Soon we were looking at the back of Butchart Gardens, and the little cabin that serves as a nature information centre. An old chimney from years ago when the place was a cement quarry, sticks up out of the forest like a rusting Atlas missile. English Ivy climbs all over the banks and swallows line up to put a deposit on one of the many condos built especially for them on the old pilings that still stand in the water. Some of the old machinery is still in evidence on the shoreline to remind us of its past and to let us marvel at the change that came about when, and I use their website’s words here:  Mr. Butchart exhausted the limestone in the quarry near their house, his enterprising wife, Jennie, conceived an unprecedented plan for refurbishing the bleak pit. From farmland nearby she requisitioned tons of top soil, had it brought to Tod Inlet by horse and cart, and used it to line the floor of the abandoned quarry. Little by little, under Jennie Butchart's supervision, the abandoned quarry blossomed into the spectacular Sunken Garden. By 1908, reflecting their world travels, the Butcharts had created a Japanese Garden on the sea-side of their home.
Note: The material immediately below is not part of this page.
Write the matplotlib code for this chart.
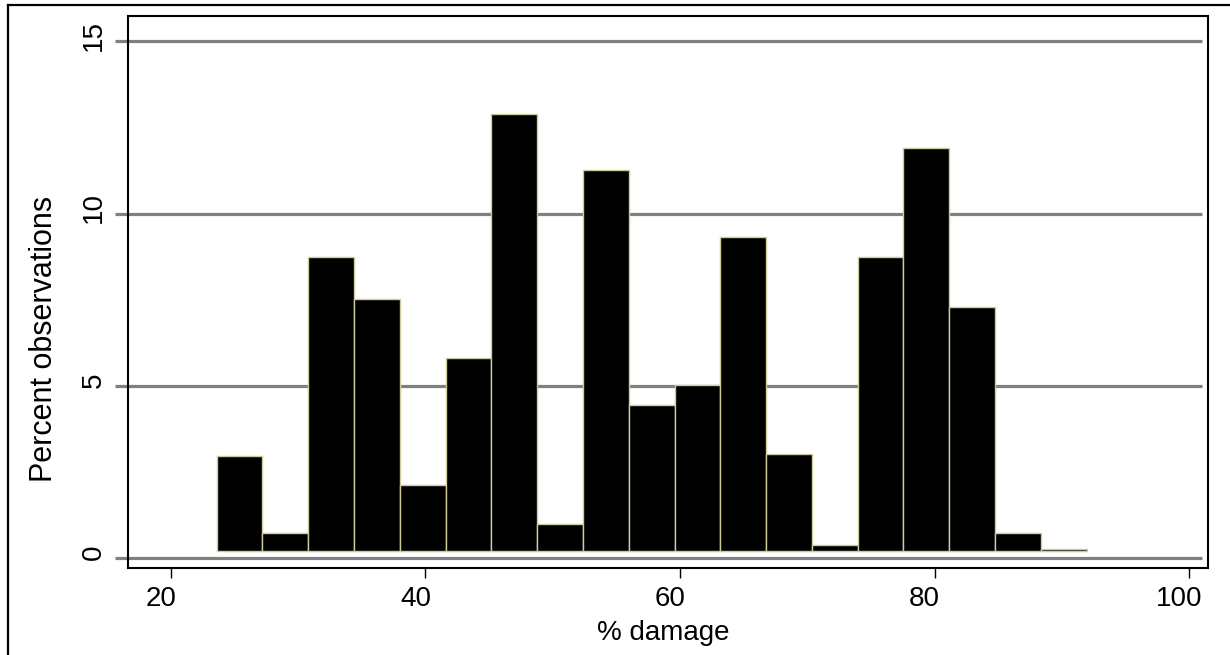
import matplotlib
matplotlib.use("Agg")
import matplotlib.pyplot as plt
from matplotlib.transforms import ScaledTranslation, blended_transform_factory
from matplotlib.lines import Line2D

plt.rcParams['font.family'] = ['Liberation Sans', 'DejaVu Sans']

# ---- data ----
bin_start = 23.61          # left edge of first bin (% damage)
bin_width = 3.596          # width of each bin
percent = [2.76, 0.51, 8.53, 7.30, 1.91, 5.61, 12.69, 0.79, 11.06, 4.25,
           4.81, 9.11, 2.81, 0.19, 8.52, 11.69, 7.08, 0.52, 0.07]
x_ticks = [20, 40, 60, 80, 100]
y_ticks = [0, 5, 10, 15]
x_label = "% damage"
y_label = "Percent observations"

baseline = 0.21  # bars are drawn slightly above the zero line

fig = plt.figure(figsize=(12.3, 6.55), dpi=100)
W, H = 1230, 655
ax = fig.add_axes([127.7 / W, 1 - 567.7 / H, (1207.7 - 127.7) / W, (567.7 - 16) / H])

ax.set_xlim(16.62, 101.445)
ax.set_ylim(-0.273, 15.734)

lefts = [bin_start + i * bin_width for i in range(len(percent))]
ax.bar(lefts, percent, width=bin_width, bottom=baseline, align='edge',
       color='black', edgecolor='#cfc99c', linewidth=1.0, zorder=3)

# gridlines extending left of the plot box (Stata style)
trans = blended_transform_factory(ax.transAxes, ax.transData)
x0 = (115 - 127.7) / 1080
x1 = (1201.7 - 127.7) / 1080
for yv in y_ticks:
    ax.plot([x0, x1], [yv, yv], transform=trans, color='#808080',
            linewidth=2.3, clip_on=False, zorder=2, solid_capstyle='butt')

for s in ax.spines.values():
    s.set_linewidth(1.5)
    s.set_color('black')
    s.set_zorder(4)

ax.set_xticks(x_ticks)
ax.set_xticklabels([str(v) for v in x_ticks])
ax.tick_params(axis='x', direction='out', length=7, width=1, pad=6, labelsize=20)
for lab in ax.get_xticklabels():
    lab.set_transform(lab.get_transform() + ScaledTranslation(-10 / 100, 0, fig.dpi_scale_trans))

ax.set_yticks(y_ticks)
ax.set_yticklabels([str(v) for v in y_ticks])
ax.tick_params(axis='y', length=0, pad=15, labelsize=20, labelrotation=90)
for lab in ax.get_yticklabels():
    lab.set_va('center')
    lab.set_transform(lab.get_transform() + ScaledTranslation(0, 6 / 100, fig.dpi_scale_trans))

ax.set_xlabel(x_label, fontsize=20, va='center')
ax.xaxis.set_label_coords((663 - 127.7) / 1080, (567.7 - 633) / 551.7)
ax.set_ylabel(y_label, fontsize=22, va='center')
ax.yaxis.set_label_coords((44 - 127.7) / 1080, (567.7 - 339) / 551.7)

# outer frame (top and left edges of the enclosing graph region)
fig.add_artist(Line2D([8.3 / W, 1.0], [1 - 5 / H, 1 - 5 / H], transform=fig.transFigure,
                      color='black', linewidth=1.6))
fig.add_artist(Line2D([8.3 / W, 8.3 / W], [0, 1 - 5 / H], transform=fig.transFigure,
                      color='black', linewidth=1.6))

fig.savefig("out.png", dpi=100, facecolor='white')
Later an Italian Garden was created on the site of their former tennis court, and a fine Rose Garden replaced a large kitchen vegetable patch in 1929. Mr. Butchart took much pride in his wife's remarkable work. A great hobbyist, he collected ornamental birds from all over the world. He kept ducks in the Star Pond, noisy peacocks on the front lawn, and a curmudgeon of a parrot in the main house. He enjoyed training pigeons at the site of the present Begonia Bower, and had many elaborate bird houses stationed throughout Jennie's beautiful gardens. (http://www.butchartgardens.com/the-gardens/our-history/our-history.html)

 

The gardens are pretty much invisible from the water, apart from the odd tantalizing glimpse, but the surroundings we were in are stunning enough in themselves. The inlet gets pretty busy at weekends when the gardens put on a firework show, and you can always access the gardens from the little bay to the north of the entrance into Tod Inlet, where there are a few buoys to tie up to and a dock to take your dinghy alongside and get in. A gate keeper will take your fee from there and you can visit one of the most amazing gardens in the world without enduring the line-ups and car parking at the main entrance.

 

Of course Brentwood Bay is the home of the Mill Bay Ferry, “The islands most beautiful shortcut”  and a route that is the oldest in BC at 85 year old, and is at the entrance into Finlayson Inlet too. This inlet is seldom visited by boaters as it is off the beaten track and doesn’t lead anywhere. At the head though is a community that (I am told) is right out of the 1950’s and has hardly changed. Sounds wonderful to me so no doubt that’s my next destination when I return later in the year.

 

Swallow condos await new occupants each year.